In linguistics the fields most closely associated with meaning are semantics and pragmatics. Semantics deals most directly with what words or phrases mean, and pragmatics deals with how the environment changes the meanings of words. Syntax and morphology also have a profound effect on meaning. The syntax of a language allows a good deal of information to be conveyed even when the specific words used are not known to the listener, and a language’s morphology can allow a listener to uncover the meaning of a word by examining the morphemes that make it up.
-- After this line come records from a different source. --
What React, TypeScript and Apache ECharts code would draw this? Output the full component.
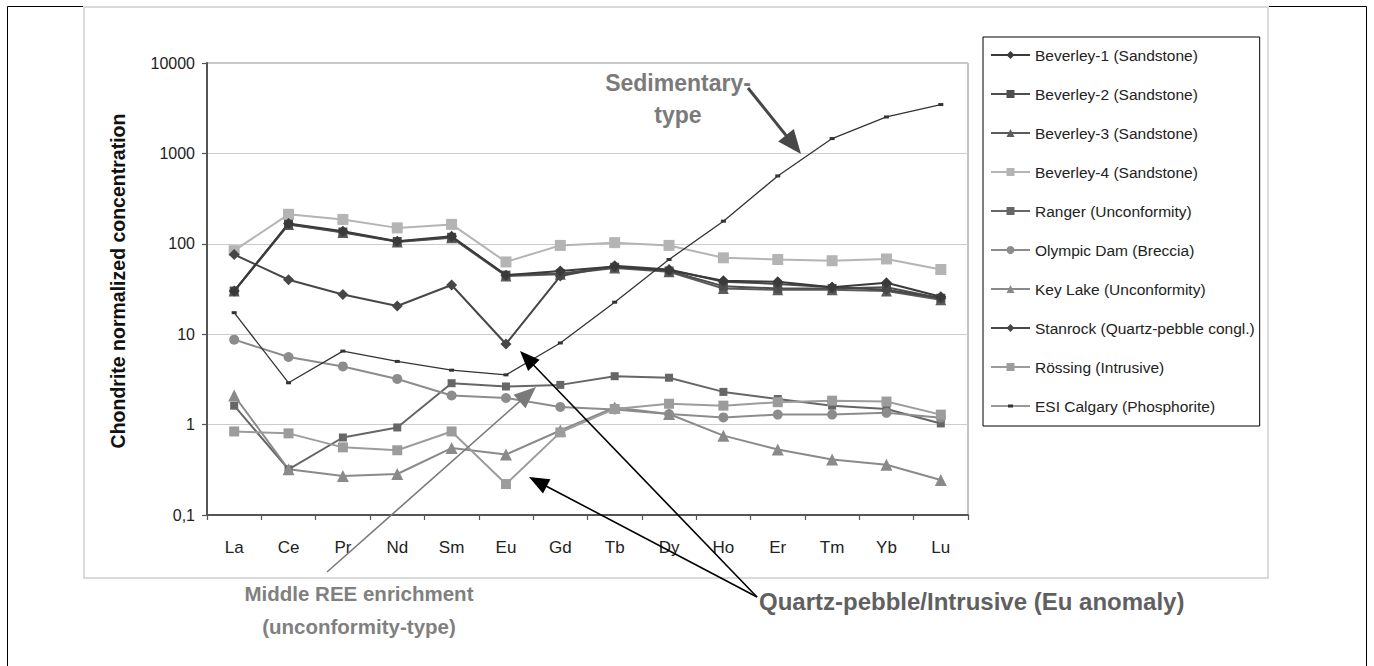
import React, { useEffect, useRef } from 'react';
import * as echarts from 'echarts';

// Rare earth elements on the category axis
const categories = ['La', 'Ce', 'Pr', 'Nd', 'Sm', 'Eu', 'Gd', 'Tb', 'Dy', 'Ho', 'Er', 'Tm', 'Yb', 'Lu'];

// Chondrite-normalized REE patterns per deposit
const beverley1 = [30, 168, 138, 107, 121, 45, 50, 56, 51, 39, 38, 33, 37, 26];
const beverley2 = [30, 165, 135, 106, 118, 45, 47, 55, 50, 34, 32, 32, 33, 25];
const beverley3 = [30, 163, 133, 105, 117, 44, 46, 54, 49, 32, 31, 31, 30, 24];
const beverley4 = [84, 212, 186, 150, 164, 63, 96, 103, 96, 70, 67, 65, 68, 52];
const ranger = [1.62, 0.32, 0.72, 0.93, 2.87, 2.64, 2.75, 3.43, 3.3, 2.3, 1.92, 1.62, 1.49, 1.03];
const olympicDam = [8.7, 5.6, 4.4, 3.2, 2.1, 1.97, 1.57, 1.47, 1.31, 1.2, 1.29, 1.29, 1.35, 1.19];
const keyLake = [2.1, 0.32, 0.27, 0.284, 0.55, 0.466, 0.86, 1.55, 1.31, 0.755, 0.53, 0.41, 0.36, 0.244];
const stanrock = [76, 40, 27.5, 20.5, 35, 7.8, 44, 57, 52, 38, 36, 33, 31, 25];
const rossing = [0.84, 0.8, 0.56, 0.52, 0.84, 0.22, 0.82, 1.49, 1.7, 1.62, 1.77, 1.84, 1.8, 1.29];
const esiCalgary = [17.3, 2.9, 6.5, 5.0, 4.0, 3.55, 8.0, 22.6, 67, 178, 563, 1459, 2530, 3470];

// Y axis tick values shown on the log scale
const yTickLabels: Record<string, string> = {
  '0.1': '0,1',
  '1': '1',
  '10': '10',
  '100': '100',
  '1000': '1000',
  '10000': '10000',
};

const FONT = "'Liberation Sans', Arial, Helvetica, sans-serif";

// legend icon for the phosphorite series: thin line with a small dash marker
const DASH_ICON = 'path://M0,4.4L39,4.4L39,5.6L0,5.6Z M17,3.5L22,3.5L22,6.5L17,6.5Z';

function arrowParts(
  x1: number, y1: number, x2: number, y2: number,
  headLen: number, headHalf: number, color: string, width: number
) {
  const dx = x2 - x1;
  const dy = y2 - y1;
  const L = Math.hypot(dx, dy);
  const ux = dx / L;
  const uy = dy / L;
  const bx = x2 - ux * headLen;
  const by = y2 - uy * headLen;
  const px = -uy;
  const py = ux;
  return [
    {
      type: 'line', z: 100,
      shape: { x1, y1, x2: bx + ux * 3, y2: by + uy * 3 },
      style: { stroke: color, lineWidth: width },
    },
    {
      type: 'polygon', z: 100,
      shape: {
        points: [
          [x2, y2],
          [bx + px * headHalf, by + py * headHalf],
          [bx - px * headHalf, by - py * headHalf],
        ],
      },
      style: { fill: color },
    },
  ];
}

function lineSeries(
  name: string, data: number[], symbol: string, size: number | number[],
  color: string, width: number, z: number
) {
  return {
    name,
    type: 'line',
    data,
    symbol,
    symbolSize: size,
    showSymbol: true,
    z,
    lineStyle: { color, width },
    itemStyle: { color, borderWidth: 0 },
    emphasis: { disabled: true },
  };
}

export default function App() {
  const ref = useRef<HTMLDivElement>(null);

  useEffect(() => {
    if (!ref.current) return;
    const chart = echarts.init(ref.current, undefined, { renderer: 'svg' });

    const series = [
      lineSeries('Beverley-1 (Sandstone)', beverley1, 'diamond', 11, '#3a3a3a', 2, 5),
      lineSeries('Beverley-2 (Sandstone)', beverley2, 'rect', 9, '#4e4e4e', 2, 4),
      lineSeries('Beverley-3 (Sandstone)', beverley3, 'triangle', 11, '#5c5c5c', 2, 3),
      lineSeries('Beverley-4 (Sandstone)', beverley4, 'rect', 11, '#b4b4b4', 2, 2),
      lineSeries('Ranger (Unconformity)', ranger, 'rect', 8, '#666666', 2, 3),
      lineSeries('Olympic Dam (Breccia)', olympicDam, 'circle', 10, '#8c8c8c', 2, 3),
      lineSeries('Key Lake (Unconformity)', keyLake, 'triangle', 12, '#8a8a8a', 2, 3),
      lineSeries('Stanrock (Quartz-pebble congl.)', stanrock, 'diamond', 11, '#474747', 2, 4),
      lineSeries('Rössing (Intrusive)', rossing, 'rect', 10, '#9c9c9c', 2, 3),
      lineSeries('ESI Calgary (Phosphorite)', esiCalgary, 'rect', [5, 3], '#333333', 1.3, 6),
    ];

    const legendData = series.map((s) =>
      s.name === 'ESI Calgary (Phosphorite)' ? { name: s.name, icon: DASH_ICON } : { name: s.name }
    );

    const graphics: any[] = [
      // outer frame
      {
        type: 'rect', z: 0, silent: true,
        shape: { x: 7.5, y: 6.5, width: 1359, height: 720 },
        style: { fill: 'none', stroke: '#000', lineWidth: 1 },
      },
      // chart area border
      {
        type: 'rect', z: 0, silent: true,
        shape: { x: 84, y: 7, width: 1184, height: 571 },
        style: { fill: 'none', stroke: '#dadada', lineWidth: 2 },
      },
      // value axis title
      {
        type: 'text', z: 50, x: 118, y: 281, rotation: Math.PI / 2,
        style: {
          text: 'Chondrite normalized concentration', fill: '#111',
          font: `bold 19.5px ${FONT}`, align: 'center', verticalAlign: 'middle',
        },
      },
      // Sedimentary-type annotation
      {
        type: 'text', z: 100, x: 678, y: 83,
        style: {
          text: 'Sedimentary-', fill: '#7a7a7a', font: `bold 23px ${FONT}`,
          align: 'center', verticalAlign: 'middle',
        },
      },
      {
        type: 'text', z: 100, x: 678, y: 115,
        style: {
          text: 'type', fill: '#7a7a7a', font: `bold 23px ${FONT}`,
          align: 'center', verticalAlign: 'middle',
        },
      },
      ...arrowParts(748, 88, 801, 154, 24, 10, '#474747', 3),
      // Middle REE enrichment annotation
      {
        type: 'text', z: 100, x: 359, y: 593,
        style: {
          text: 'Middle REE enrichment', fill: '#808080', font: `bold 20.5px ${FONT}`,
          align: 'center', verticalAlign: 'middle',
        },
      },
      {
        type: 'text', z: 100, x: 359, y: 626,
        style: {
          text: '(unconformity-type)', fill: '#808080', font: `bold 20.5px ${FONT}`,
          align: 'center', verticalAlign: 'middle',
        },
      },
      ...arrowParts(327, 572, 536, 387, 22, 9, '#7a7a7a', 1.6),
      // Eu anomaly annotation
      {
        type: 'text', z: 100, x: 759, y: 601,
        style: {
          text: 'Quartz-pebble/Intrusive (Eu anomaly)', fill: '#606060',
          font: `bold 24px ${FONT}`, align: 'left', verticalAlign: 'middle',
        },
      },
      ...arrowParts(757, 597, 520, 351, 20, 8, '#000000', 1.6),
      ...arrowParts(757, 597, 529, 477, 20, 8, '#000000', 1.6),
    ];

    chart.setOption({
      animation: false,
      backgroundColor: '#ffffff',
      textStyle: { fontFamily: FONT },
      grid: {
        left: 207, right: 406, top: 63, bottom: 151,
        show: true, borderColor: '#8a8a8a', borderWidth: 1,
        backgroundColor: 'transparent',
      },
      legend: {
        orient: 'vertical',
        left: 983,
        top: 37,
        padding: [10, 5, 12, 7],
        itemGap: 23,
        itemWidth: 39,
        itemHeight: 10,
        borderColor: '#000',
        borderWidth: 1,
        textStyle: { fontSize: 15.5, color: '#222', fontFamily: FONT, lineHeight: 16 },
        data: legendData,
        selectedMode: false,
      },
      xAxis: {
        type: 'category',
        data: categories,
        boundaryGap: true,
        axisLine: { show: true, lineStyle: { color: '#555', width: 2 } },
        axisTick: { show: true, length: 5, lineStyle: { color: '#555', width: 1.2 } },
        axisLabel: { fontSize: 17, color: '#222', margin: 24, fontFamily: FONT },
        splitLine: { show: false },
      },
      yAxis: {
        type: 'log',
        logBase: 10,
        min: 0.1,
        max: 10000,
        axisLine: { show: true, lineStyle: { color: '#555', width: 2 } },
        axisTick: { show: true, length: 5, lineStyle: { color: '#555', width: 1.2 } },
        axisLabel: {
          fontSize: 16, color: '#222', margin: 12, fontFamily: FONT,
          formatter: (v: number) => {
            const key = String(Math.round(v * 10) / 10);
            return yTickLabels[key] ?? String(v);
          },
        },
        splitLine: { show: true, lineStyle: { color: '#cccccc', width: 1 } },
      },
      series,
      graphic: graphics,
    });

    return () => chart.dispose();
  }, []);

  return (
    <div
      ref={ref}
      style={{ position: 'fixed', left: 0, top: 0, width: 1374, height: 666, background: '#fff' }}
    />
  );
}
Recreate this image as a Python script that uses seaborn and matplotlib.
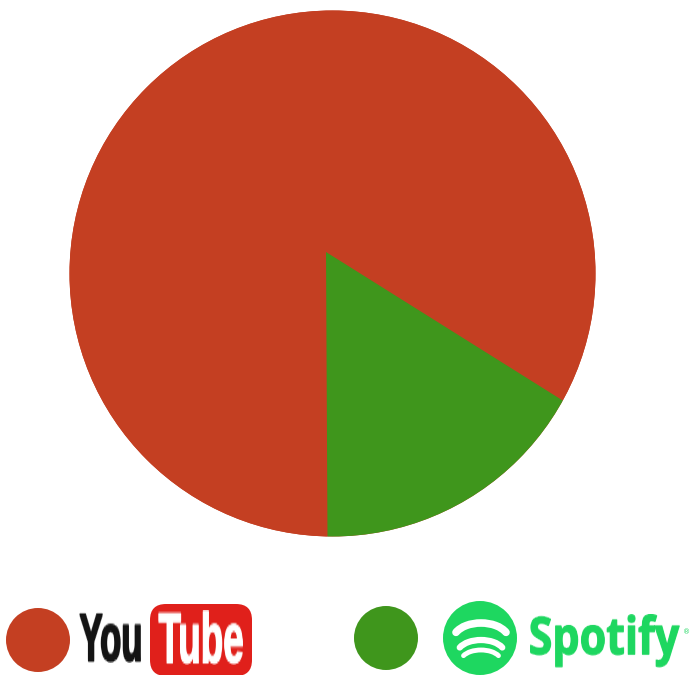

The field of semantics in so far is it is objectified by not considering particular situations and the real intentions of speakers and writers examines the ways in which words, phrases, and sentences can have meaning. This type of semantics is contrasted with communication-focused semantics where understanding the intent and assumptions of particular speakers and writers is primary as in the idea that people mean and not words, sentences or proposition. An underlying difference is that where causes are identified with relations or laws then it is normal to objectify meaning, while if causes are identified with particular agents, objects, or forces as if to cause means to influence as most historians and practical people assume, then real or non-objectified meaning is primary. Objectified semantics in much linguistics (following Ferdinand de Saussure) usually divides words into their sense and reference. The reference of a word is the thing it refers to: In the sentence “Give the guy sitting next to you a turn”, the guy refers to a specific person, in this case the male one sitting next to you. This person is the phrase’s reference. The sense, on the other hand, is that part of the expression that helps us to determine the thing it refers to. In the example above, the sense is every piece of information that helps to determine that the expression is referring to the male human sitting next to you and not any other object. This includes any linguistic information as well as situational context, environmental details, and so on. On the other hand, following J.S. Mill, sense is often called connotation and reference denotation. Furthermore, in semantics outside of both linguistics and philosophy, denotation normally means the primary use of a word and connotation means the associations made with the word, including value connotations which indicate whether the author is praising or criticizing what is denoted or referred to.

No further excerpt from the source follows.